La Cour des comptes européenne s'attaque à Frontex. Elle dénonce le manque d'efficacité de l'Agence européenne de garde-frontières et de garde-côtes dans la lutte contre la criminalité transfrontalière et l'immigration illégale. «Notre opinion, basée sur des faits, est que Frontex ne s'acquitte pas de cette tâche de manière efficace actuellement. C'est d'autant plus inquiétant à un moment où elle se voit confier des responsabilités accrues», a déclaré le responsable d'un rapport publié lundi, Leo Brincat.
L'agence européenne, créée en 2004, a vu son mandat élargi en 2016, pour aider les Etats membres à lutter contre l'immigration illégale et la criminalité transfrontalière. Ce mandat a encore été renforcé en 2019, en prévoyant la mise en place d'un contingent permanent de 10'000 membres d'ici 2027 - alors que ses effectifs n'étaient que de 750 en 2019 - et un budget moyen d'environ 900 millions d'euros par an pour la période 2021-2027.
Les auditeurs pointent notamment «des lacunes et des incohérences» dans les systèmes d'échange d'informations entre Frontex et les Etats membres. Ils ont «noté que, bien qu'un cadre fonctionnel pour l'échange d'informations ait été mis en place pour soutenir la lutte contre l'immigration illégale, il ne fonctionnait pas suffisamment bien pour fournir un tableau exact, complet et actualisé de la situation aux frontières extérieures de l'UE».
Et qu'un «cadre adéquat pour l'échange d'informations aux fins de la lutte contre la criminalité transfrontalière n'a pas encore été institué». «Cela affecte la capacité de Frontex et des Etats membres à surveiller les frontières extérieures et, le cas échéant, à réagir rapidement aux menaces détectées», estiment-ils.
«Trop de changements trop vite»
«Nous pensons que Frontex a connu trop de changements trop vite», a commenté Léo Brincat, rappelant que la décision de renforcer son mandat avait été prise par les Etats membres.

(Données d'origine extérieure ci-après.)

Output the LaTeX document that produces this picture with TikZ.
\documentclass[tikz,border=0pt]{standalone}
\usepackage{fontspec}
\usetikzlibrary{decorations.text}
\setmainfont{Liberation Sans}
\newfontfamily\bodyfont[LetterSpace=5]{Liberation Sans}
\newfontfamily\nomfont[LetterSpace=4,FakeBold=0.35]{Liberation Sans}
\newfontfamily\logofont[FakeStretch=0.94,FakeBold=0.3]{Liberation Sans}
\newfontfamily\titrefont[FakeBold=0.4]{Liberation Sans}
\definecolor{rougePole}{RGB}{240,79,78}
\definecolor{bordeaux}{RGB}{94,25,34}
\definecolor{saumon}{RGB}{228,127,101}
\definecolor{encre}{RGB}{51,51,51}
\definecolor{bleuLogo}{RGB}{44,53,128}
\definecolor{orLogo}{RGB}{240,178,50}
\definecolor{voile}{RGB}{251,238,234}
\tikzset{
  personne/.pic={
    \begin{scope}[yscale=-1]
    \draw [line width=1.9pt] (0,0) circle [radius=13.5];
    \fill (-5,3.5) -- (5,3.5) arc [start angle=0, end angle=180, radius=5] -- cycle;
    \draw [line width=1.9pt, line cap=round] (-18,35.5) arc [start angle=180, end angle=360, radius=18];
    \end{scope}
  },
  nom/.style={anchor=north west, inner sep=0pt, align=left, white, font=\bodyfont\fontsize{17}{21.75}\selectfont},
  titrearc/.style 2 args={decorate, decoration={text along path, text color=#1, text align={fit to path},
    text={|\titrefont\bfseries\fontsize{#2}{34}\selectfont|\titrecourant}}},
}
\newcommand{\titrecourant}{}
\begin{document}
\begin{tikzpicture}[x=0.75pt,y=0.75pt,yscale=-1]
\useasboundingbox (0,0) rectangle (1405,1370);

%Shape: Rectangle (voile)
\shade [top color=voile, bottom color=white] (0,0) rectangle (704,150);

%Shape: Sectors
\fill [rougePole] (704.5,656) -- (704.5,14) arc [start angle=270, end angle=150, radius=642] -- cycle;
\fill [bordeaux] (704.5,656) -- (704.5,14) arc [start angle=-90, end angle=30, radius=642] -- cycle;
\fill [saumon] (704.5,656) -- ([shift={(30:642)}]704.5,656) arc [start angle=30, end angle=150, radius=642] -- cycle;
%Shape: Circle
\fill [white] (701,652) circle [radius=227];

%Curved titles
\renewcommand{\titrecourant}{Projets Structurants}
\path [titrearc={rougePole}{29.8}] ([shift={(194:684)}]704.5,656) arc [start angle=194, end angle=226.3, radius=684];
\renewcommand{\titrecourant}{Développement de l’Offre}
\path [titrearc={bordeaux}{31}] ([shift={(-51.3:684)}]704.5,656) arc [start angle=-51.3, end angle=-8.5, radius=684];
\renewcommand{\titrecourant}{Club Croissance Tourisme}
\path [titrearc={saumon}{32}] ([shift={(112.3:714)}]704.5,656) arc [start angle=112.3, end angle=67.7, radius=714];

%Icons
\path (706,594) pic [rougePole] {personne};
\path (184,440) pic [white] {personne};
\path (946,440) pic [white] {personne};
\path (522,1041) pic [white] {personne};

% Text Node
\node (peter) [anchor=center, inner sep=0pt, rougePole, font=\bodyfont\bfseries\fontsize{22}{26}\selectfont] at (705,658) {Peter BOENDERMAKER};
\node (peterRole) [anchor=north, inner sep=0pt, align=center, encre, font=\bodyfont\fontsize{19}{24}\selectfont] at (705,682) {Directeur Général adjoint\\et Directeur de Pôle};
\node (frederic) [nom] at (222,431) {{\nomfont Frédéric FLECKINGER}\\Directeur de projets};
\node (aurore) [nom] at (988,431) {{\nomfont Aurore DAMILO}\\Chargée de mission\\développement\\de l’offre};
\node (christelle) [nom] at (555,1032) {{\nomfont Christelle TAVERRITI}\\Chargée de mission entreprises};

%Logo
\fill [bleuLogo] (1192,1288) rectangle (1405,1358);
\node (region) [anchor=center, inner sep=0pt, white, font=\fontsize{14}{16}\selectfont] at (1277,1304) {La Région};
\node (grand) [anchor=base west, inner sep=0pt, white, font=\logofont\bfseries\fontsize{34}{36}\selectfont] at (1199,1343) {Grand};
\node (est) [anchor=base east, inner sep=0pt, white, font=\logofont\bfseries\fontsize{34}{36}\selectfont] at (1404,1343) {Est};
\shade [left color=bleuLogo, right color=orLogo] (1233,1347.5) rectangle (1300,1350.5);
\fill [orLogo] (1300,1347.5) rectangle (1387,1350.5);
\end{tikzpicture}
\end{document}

L'audit, décidé par la Cour en 2019, ne porte toutefois pas sur les accusations de refoulements de migrants en mer Egée dont fait l'objet Frontex depuis la publication d'une enquête dans plusieurs médias en octobre 2020. Accusée d'être impliquée avec les garde-côtes grecs dans ces agissements illégaux, Frontex est visée par plusieurs enquêtes, notamment de l'Office européen de lutte antifraude, l'Olaf.
Frontex, dirigée par le Français Fabrice Leggeri, a indiqué dans un communiqué transmis à l'AFP être «consciente que des améliorations sont nécessaires et travaille dur pour rendre l'agence plus forte et encore plus efficace».
«Bon nombre des problèmes soulevés sont liés à des facteurs externes qui échappent au contrôle de l'agence», a affirmé un porte-parole de l'agence, ajoutant que la mise en oeuvre des recommandations du rapport «requiert un effort combiné de Frontex, de la Commission européenne et des autorités nationales». (ATS)
Des retombées budgétaires sont à prévoir
Les conséquences de ce rapport ne peuvent pas encore être évaluées. Toutefois, il ne passera certainement pas inaperçu. En effet, contrairement aux accusations précédentes, les critiques ne proviennent cette fois pas d'ONG. C'est l'une des plus grandes institutions européennes qui s'attaque à l'agence européenne de garde-frontières et de garde-côtes. Comme l'agence s'est agrandie de façon significative depuis 2004, ses compétences et les montants qui ont été investis sont devenus de plus en plus conséquents. Les premières retombées pourraient donc être budgétaires.